Grovetown public safety officers are preparing to land helicopters.
They won't actually be flying the whirlybirds, but instructors from Gold Cross will be teaching them to establish safe landing zones for the AirMed emergency helicopter.
Gold Cross/AirMed Director Dan Gates said the two-hour Landing Zone Coordinator Course scheduled for June 17 shows first responders how to set up a landing zone and, if necessary, call for AirMed assistance without the benefit of EMS personnel.
"The actual meat of the program is how to set up a good landing zone for the helicopter," said Gates. "We go into some of the limitations on the aircraft and why they need this much room to land.

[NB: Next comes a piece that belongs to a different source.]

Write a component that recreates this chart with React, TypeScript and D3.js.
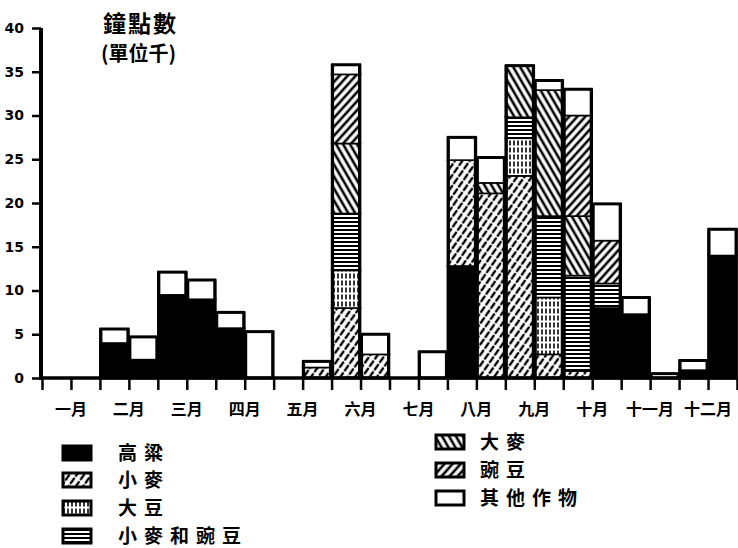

It has to do with the size of the helicopter and the power available."
Although the 40-foot-long AirMed helicopter could squeeze into a 50-by-50 square foot area, Gates said it is preferable to look for a landing zone twice that size.
Other landing factors officers should be aware of, said Gates, include power line obstructions, proximity of buildings and trees, weather conditions, night landings and visibility.

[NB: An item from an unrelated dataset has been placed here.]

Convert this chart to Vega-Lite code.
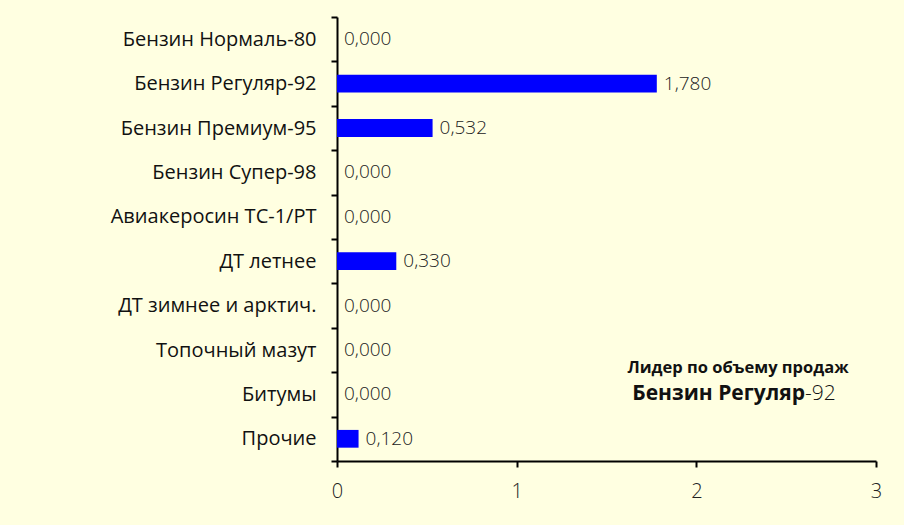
{
  "$schema": "https://vega.github.io/schema/vega-lite/v6.json",
  "width": 539,
  "height": 444,
  "autosize": {"type": "none"},
  "padding": {"left": 337, "top": 17, "right": 28, "bottom": 64},
  "background": "#FFFFE1",
  "config": {
    "locale": {"number": {"decimal": ",", "thousands": " ", "grouping": [3], "currency": ["", ""]}},
    "view": {"stroke": null},
    "font": "Open Sans"
  },
  "data": {"values": [
    {"product": "Бензин Нормаль-80", "value": 0.0},
    {"product": "Бензин Регуляр-92", "value": 1.78},
    {"product": "Бензин Премиум-95", "value": 0.532},
    {"product": "Бензин Супер-98", "value": 0.0},
    {"product": "Авиакеросин ТС-1/РТ", "value": 0.0},
    {"product": "ДТ летнее", "value": 0.33},
    {"product": "ДТ зимнее и арктич.", "value": 0.0},
    {"product": "Топочный мазут", "value": 0.0},
    {"product": "Битумы", "value": 0.0},
    {"product": "Прочие", "value": 0.12}
  ]},
  "encoding": {
    "y": {
      "field": "product", "type": "nominal", "sort": null,
      "scale": {"paddingInner": 0, "paddingOuter": 0},
      "axis": {
        "title": null, "tickBand": "extent", "domainColor": "#000", "domainWidth": 2,
        "tickColor": "#000", "tickWidth": 2, "tickSize": 6, "labelPadding": 15,
        "labelFontSize": 20, "labelColor": "#111", "labelFont": "Open Sans", "labelLimit": 0
      }
    }
  },
  "layer": [
    {
      "mark": {"type": "bar", "color": "#0000FF", "height": {"band": 0.4}},
      "encoding": {
        "x": {
          "field": "value", "type": "quantitative",
          "scale": {"domain": [0, 3], "nice": false},
          "axis": {
            "title": null, "values": [0, 1, 2, 3], "format": "d", "grid": false, "labelFlush": false,
            "domainColor": "#000", "domainWidth": 2, "tickColor": "#000", "tickWidth": 2,
            "tickSize": 6, "labelPadding": 14, "labelFontSize": 20, "labelFontWeight": 300,
            "labelColor": "#222", "labelFont": "Open Sans"
          }
        }
      }
    },
    {
      "mark": {"type": "text", "align": "left", "dx": 7, "fontSize": 19, "fontWeight": 300, "color": "#222"},
      "encoding": {
        "x": {"field": "value", "type": "quantitative"},
        "text": {"field": "value", "type": "quantitative", "format": ".3f"}
      }
    },
    {
      "data": {"values": [{"label": "Лидер по объему продаж"}]},
      "mark": {"type": "text", "align": "center", "fontSize": 16.5, "fontWeight": "bold", "color": "#111", "dy": -26},
      "encoding": {
        "x": {"datum": 2.232, "type": "quantitative"},
        "y": {"datum": "Битумы"},
        "text": {"field": "label"}
      }
    },
    {
      "data": {"values": [{"label": "Бензин Регуляр"}]},
      "mark": {"type": "text", "align": "right", "fontSize": 21, "fontWeight": "bold", "color": "#111"},
      "encoding": {
        "x": {"datum": 2.605, "type": "quantitative"},
        "y": {"datum": "Битумы"},
        "text": {"field": "label"}
      }
    },
    {
      "data": {"values": [{"label": "-92"}]},
      "mark": {"type": "text", "align": "left", "fontSize": 21, "fontWeight": 300, "color": "#111"},
      "encoding": {
        "x": {"datum": 2.605, "type": "quantitative"},
        "y": {"datum": "Битумы"},
        "text": {"field": "label"}
      }
    }
  ]
}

The last emergency helicopter crash in Augusta was University Hospital's Lifebird on July 10, 1986, when the pilot took off into a 115,000 volt transmission line after responding to an accident on Interstate-20. Due to the crash, electric and water services were shut down for Richmond County residents for hours.
Gates said that helicopter crashes are a rarity, but the seriousness of them when one does go down makes the training all that much more important.
"We've been here for three years and they've always done a real good job," he said. "This is just a little more formal and gives them a little more information. It kind of makes it even across the board that everyone has the same information."
Currently, EMS personnel evaluate injuries at an accident scene and call in the helicopter when they feel it's warranted. The power point presentation for Grovetown Public Safety, as well as some Columbia County Sheriff's Office deputies and Gold Cross EMTs, will teach first responders the signs they can look for in an emergency that might require an immediate airlift. Those first responders will have the option of calling for AirMed without waiting for EMS.
Some of the examples Gates gave of situations that would require the helicopter were amputations, head wounds, chest wounds and unresponsive victims.
"This will give them a little bit of medical knowledge to say, 'They're going to need a helicopter for this. Go ahead and send them,' even though an ambulance isn't there," he said.
Grovetown Public Safety is the first local emergency response department to receive the state-certified course, but Gates said he plans to train the sheriff's office and the Martinez Fire Department at later dates.
"An added benefit of this course is that it gives us someone who can take charge of a scene," said Gates. "If they've been through this course they can be the landing zone coordinator and land the aircraft. It gives a hierarchy at the scene."